Damit wir uns nicht falsch verstehen: Der Film ist glänzend gemacht. Wie früher bei den Klausuren, die ich schreiben musste, ist im besten Fall einfach „alles drin“. Am Ende war ich ehrlich gerührt, vor allem wohl vom Sternenhimmel, den Landschaften, den Spezialeffekten und den eigenen Erinnerungen an die Zeit, als ich dreizehn Jahre alt war und fasziniert von der ersten Folge. Wie heißt es doch in Episode 8: „Todesstern-Technologie“.
Und es bleibt, vielleicht deshalb, ein schaler Beigeschmack zurück: Die alte Garde ist abgetreten, die Prinzessin und ihr früher himmelsstürmender Bruder glänzten vor allem durch gebrochene Sentimentalität, gebrochene Spiritualität und gebrochene Selbstzweifel. Auch sie sind also alt geworden. Und auch die galaktischen Nazis und die geschliffenen, lässigen, ironischen Dialoge früherer Episoden – oder, war es doch nur die erste? – gehören nun wohl für immer einer interstellaren, relativistischen Vergangenheit an. Irgendetwas sagt mir das über meine Zeit, und ich werde diese einfachen Dinge vermissen.
Auf dem Rebellenparkplatz?
Am Ende schlenderte ich im Parkhaus des Kinos an den Frauenparkplätzen vorbei und fragte mich, wo denn die Parkplätze für Männer, Alien-Transgender, intergalaktische Nazis, Rebellen, Schwarze, Asiaten, Wookies und Roboter sind, und irgendwie kamen mir dabei Zweifel an der universellen Gerechtigkeit.

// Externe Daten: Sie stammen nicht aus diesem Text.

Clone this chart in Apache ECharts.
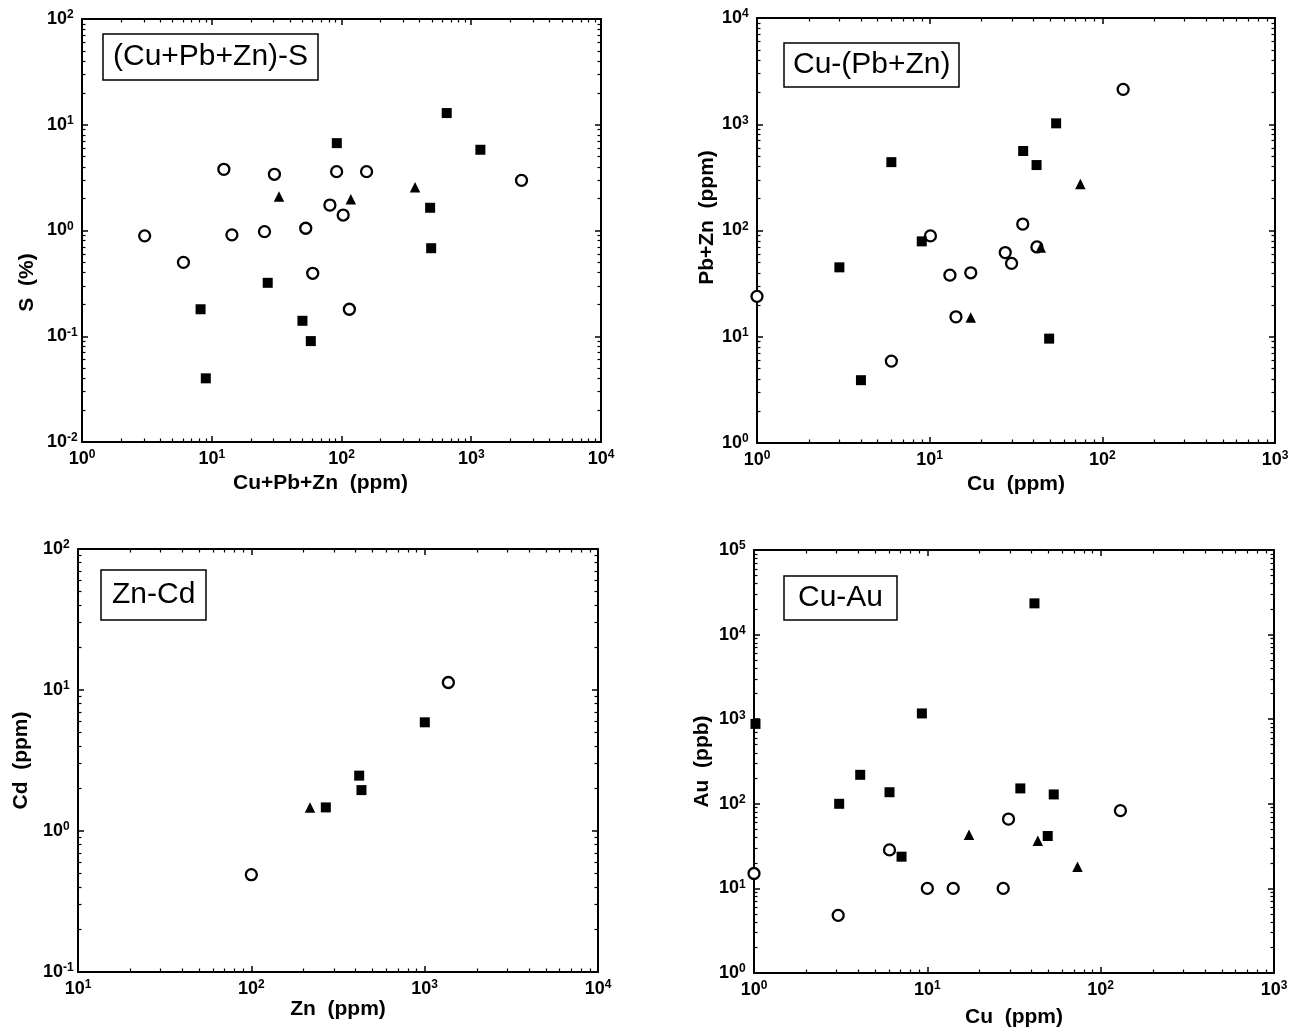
<!DOCTYPE html>
<html>
<head>
<meta charset="utf-8">
<script src="https://cdn.jsdelivr.net/npm/echarts@6/dist/echarts.min.js"></script>
<style>
html,body{margin:0;padding:0;background:#fff;}
#chart{width:1304px;height:1029px;}
</style>
</head>
<body>
<div id="chart"></div>
<script>
// ---------- data ----------
// Panel 1: (Cu+Pb+Zn)-S
const p1Circles = [[3.04,0.89],[6.05,0.50],[12.4,3.79],[14.3,0.91],[25.5,0.975],[30.4,3.40],[53,1.05],[60,0.394],[81.4,1.74],[91.7,3.6],[103,1.40],[115,0.18],[156,3.6],[2440,2.98]];
const p1Squares = [[8.2,0.18],[9.0,0.040],[27,0.32],[50,0.14],[58,0.09],[92,6.7],[482,1.64],[491,0.68],[647,12.9],[1176,5.8]];
const p1Triangles = [[33,2.1],[118,1.97],[369,2.56]];
// Panel 2: Cu-(Pb+Zn)
const p2Circles = [[1.0,24],[6.0,5.9],[10.1,89],[13.1,38],[14.2,15.4],[17.3,40],[27.4,62],[29.8,49],[34.6,115],[41.8,70],[132,2130]];
const p2Squares = [[3.0,45],[4.0,3.9],[6.0,440],[9.0,79],[34.8,560],[41.6,413],[49.2,9.6],[54,1020]];
const p2Triangles = [[17.3,15.2],[44,69],[74.6,274]];
// Panel 3: Zn-Cd
const p3Circles = [[100,0.49],[1370,11.3]];
const p3Squares = [[269,1.47],[419,2.47],[432,1.95],[1002,5.9]];
const p3Triangles = [[218,1.47]];
// Panel 4: Cu-Au
const p4Circles = [[1.0,15],[3.06,4.8],[6.05,28.5],[10,10],[14.1,10],[27.4,10],[29.4,66],[130,83]];
const p4Squares = [[1.02,880],[3.1,100],[4.1,220],[6.05,137],[7.1,23.7],[9.3,1170],[34.4,152],[41.5,23400],[49.5,41.6],[53.6,129]];
const p4Triangles = [[17.4,43],[43.4,36.6],[73.5,18]];

// tick values (decades)
const p1XTicks = [1,10,100,1000,10000];
const p1YTicks = [0.01,0.1,1,10,100];
const p2XTicks = [1,10,100,1000];
const p2YTicks = [1,10,100,1000,10000];
const p3XTicks = [10,100,1000,10000];
const p3YTicks = [0.1,1,10,100];
const p4XTicks = [1,10,100,1000];
const p4YTicks = [1,10,100,1000,10000,100000];

const titles = ['(Cu+Pb+Zn)-S','Cu-(Pb+Zn)','Zn-Cd','Cu-Au'];
const xNames = ['Cu+Pb+Zn  (ppm)','Cu  (ppm)','Zn  (ppm)','Cu  (ppm)'];
const yNames = ['S  (%)','Pb+Zn  (ppm)','Cd  (ppm)','Au  (ppb)'];

// ---------- layout ----------
const FONT = '"Liberation Sans", Arial, Helvetica, sans-serif';
const layouts = [
  {grid:{left:82,top:19,width:519,height:423}, xGap:31, yGap:44, xPad:[0,42,0,0], yPad:[0,104,0,0],
   title:{left:103,top:34,padding:[8,10]}},
  {grid:{left:757,top:18,width:518,height:425}, xGap:31, yGap:37, xPad:[0,0,0,0], yPad:[0,0,0,26],
   title:{left:784,top:43,padding:[7,9]}},
  {grid:{left:78,top:549,width:520,height:423}, xGap:27, yGap:46, xPad:[0,0,0,0], yPad:[0,0,0,0],
   title:{left:101,top:570,padding:[10,11]}},
  {grid:{left:754,top:550,width:520,height:423}, xGap:34, yGap:41, xPad:[0,0,0,0], yPad:[0,0,0,0],
   title:{left:784,top:576,padding:[7,14]}}
];
const panels = [
  {xT:p1XTicks,yT:p1YTicks,c:p1Circles,s:p1Squares,t:p1Triangles},
  {xT:p2XTicks,yT:p2YTicks,c:p2Circles,s:p2Squares,t:p2Triangles},
  {xT:p3XTicks,yT:p3YTicks,c:p3Circles,s:p3Squares,t:p3Triangles},
  {xT:p4XTicks,yT:p4YTicks,c:p4Circles,s:p4Squares,t:p4Triangles}
];

function minors(ticks){
  const out=[];
  for(let i=0;i<ticks.length-1;i++){
    for(let k=2;k<=9;k++) out.push(+(ticks[i]*k).toPrecision(6));
  }
  return out;
}
function supLabel(v){
  const e = Math.round(Math.log10(v));
  return '{b|10}{s|' + e + '}';
}
const rich = {
  b:{fontSize:18,fontWeight:'bold',fontFamily:FONT,color:'#000',lineHeight:20},
  s:{fontSize:12,fontWeight:'bold',fontFamily:FONT,color:'#000',lineHeight:10,verticalAlign:'top'}
};
const nameStyle = (pad)=>({fontSize:21,fontWeight:'bold',fontFamily:FONT,color:'#000',padding:pad});

const xAxis=[], yAxis=[], series=[], grid=[], title=[];
panels.forEach((p,i)=>{
  const L = layouts[i];
  grid.push(Object.assign({outerBoundsMode:'none',containLabel:false}, L.grid));
  title.push({text:titles[i], left:L.title.left, top:L.title.top, padding:L.title.padding,
    borderColor:'#000', borderWidth:1.5, backgroundColor:'#fff',
    textStyle:{fontSize:30,fontWeight:'normal',fontFamily:FONT,color:'#000'}});
  const xmin=p.xT[0], xmax=p.xT[p.xT.length-1], ymin=p.yT[0], ymax=p.yT[p.yT.length-1];
  const common = {type:'log',logBase:10,gridIndex:i,splitLine:{show:false},minorTick:{show:false},minorSplitLine:{show:false}};
  const line = {show:true,onZero:false,lineStyle:{color:'#000',width:2}};
  const majorTick = (vals)=>({show:true,inside:true,length:6,lineStyle:{color:'#000',width:1.5},customValues:vals});
  const minorTick = (vals)=>({show:true,inside:true,length:3.5,lineStyle:{color:'#000',width:1.2},customValues:vals});
  // x axes
  xAxis.push(Object.assign({},common,{min:xmin,max:xmax,position:'bottom',axisLine:line,axisTick:majorTick(p.xT),
    axisLabel:{show:true,customValues:p.xT,formatter:supLabel,rich:rich,margin:7},
    name:xNames[i],nameLocation:'middle',nameGap:L.xGap,nameTextStyle:nameStyle(L.xPad)}));
  xAxis.push(Object.assign({},common,{min:xmin,max:xmax,position:'bottom',axisLine:{show:false},axisTick:minorTick(minors(p.xT)),axisLabel:{show:false}}));
  xAxis.push(Object.assign({},common,{min:xmin,max:xmax,position:'top',axisLine:line,axisTick:majorTick(p.xT),axisLabel:{show:false}}));
  xAxis.push(Object.assign({},common,{min:xmin,max:xmax,position:'top',axisLine:{show:false},axisTick:minorTick(minors(p.xT)),axisLabel:{show:false}}));
  // y axes
  yAxis.push(Object.assign({},common,{min:ymin,max:ymax,position:'left',axisLine:line,axisTick:majorTick(p.yT),
    axisLabel:{show:true,customValues:p.yT,formatter:supLabel,rich:rich,margin:35,align:'left'},
    name:yNames[i],nameLocation:'middle',nameGap:L.yGap,nameRotate:90,nameTextStyle:nameStyle(L.yPad)}));
  yAxis.push(Object.assign({},common,{min:ymin,max:ymax,position:'left',axisLine:{show:false},axisTick:minorTick(minors(p.yT)),axisLabel:{show:false}}));
  yAxis.push(Object.assign({},common,{min:ymin,max:ymax,position:'right',axisLine:line,axisTick:majorTick(p.yT),axisLabel:{show:false}}));
  yAxis.push(Object.assign({},common,{min:ymin,max:ymax,position:'right',axisLine:{show:false},axisTick:minorTick(minors(p.yT)),axisLabel:{show:false}}));
  const ai = i*4;
  series.push({type:'scatter',xAxisIndex:ai,yAxisIndex:ai,data:p.c,symbol:'circle',symbolSize:11,clip:false,
    itemStyle:{color:'#fff',borderColor:'#000',borderWidth:2.3,opacity:1},emphasis:{disabled:true},z:3});
  series.push({type:'scatter',xAxisIndex:ai,yAxisIndex:ai,data:p.s,symbol:'rect',symbolSize:10,clip:false,
    itemStyle:{color:'#000',opacity:1},emphasis:{disabled:true},z:4});
  series.push({type:'scatter',xAxisIndex:ai,yAxisIndex:ai,data:p.t,symbol:'triangle',symbolSize:10.5,clip:false,
    itemStyle:{color:'#000',opacity:1},emphasis:{disabled:true},z:5});
});

const chart = echarts.init(document.getElementById('chart'),null,{renderer:'canvas'});
chart.setOption({
  backgroundColor:'#fff',
  animation:false,
  title:title,
  grid:grid,
  xAxis:xAxis,
  yAxis:yAxis,
  series:series
});
</script>
</body>
</html>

Hoffentlich stehe ich mit meiner alten, Sturmtruppen-weißen deutschen Diesel-Mühle auf einem Rebellenparkplatz. Aber, an meinem stand gar nichts. Danach musste ich zurück ins Kino, Wasser holen, wie auf einem Wüstenplaneten, weil der Wagen anzeigte, ich solle Kühlwasser auffüllen, sofort: „Lesen Sie die Bedienungsanleitung!“.
Scheiß Technik. Aber, ich schaffte es auch so. Bei „Star Wars“ fliegen auch die ramponiertesten Kisten noch mit Überlichtgeschwindigkeit. Ich kam mit Tempo 50 nach Hause. Irgendwie sind sie da bei „Star Wars“ also auch schon ein bisschen weiter.